Although not as common as regular shampoo, waterless shampoo can be found on the shelves of most grocery stores. Dry and other waterless shampoo are helpful when caring for people who are ill, in disaster situations when access to running is scarce, and while hiking or camping. Dry and waterless shampoos are used differently than regular shampoos. Both types require brushing out impurities and oils.
Powder-Based Dry Shampoos
To create a dry shampoo using cornstarch, mix 1 tbsp. salt and 1/2 cup cornstarch. If you want, grind the salt before adding it to the cornstarch so the granules are the same size for both items. You can also use cornmeal instead of cornstarch. Baby powder works in the same way. There is no need to add salt if you are using baby powder. Sprinkle the powder into the hair and brush out impurities.

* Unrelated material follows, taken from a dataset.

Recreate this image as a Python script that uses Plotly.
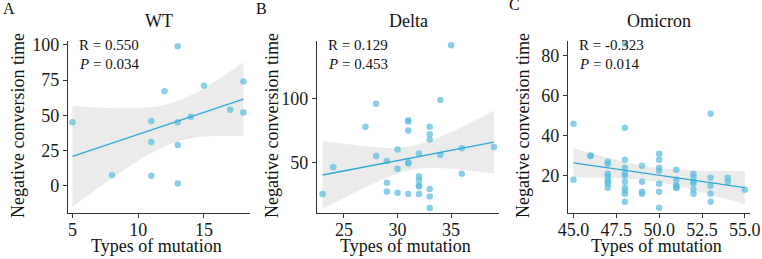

Egg White Waterless Shampoo
It you don't want to deal with the mess of powdered shampoo, use egg whites, which are a little easier to contain, as a waterless shampoo. Separate an egg. With either a whisk or an egg beater, beat the egg white until it forms a stiff peak, as in, when you touch the egg white, the peak that forms when you withdraw you finger doesn't move or fall. Put a towel over your shoulders and massage the whipped white in your hair. Allow it to dry. Brush out the dried white.
Application and Storage of Powdered Shampoo
Powder-based shampoos can be stored for a long time, unlike whipped egg whites. Store a powder-based mixture in a container or bag. To aid in application and storage, use a container with a lid. Stretch plastic wrap over the opening and use a rubber band to hold it tight. Puncture the plastic wrap to make a dry shampoo shaker. Cover the container with the lid, leaving on the plastic wrap, for storage.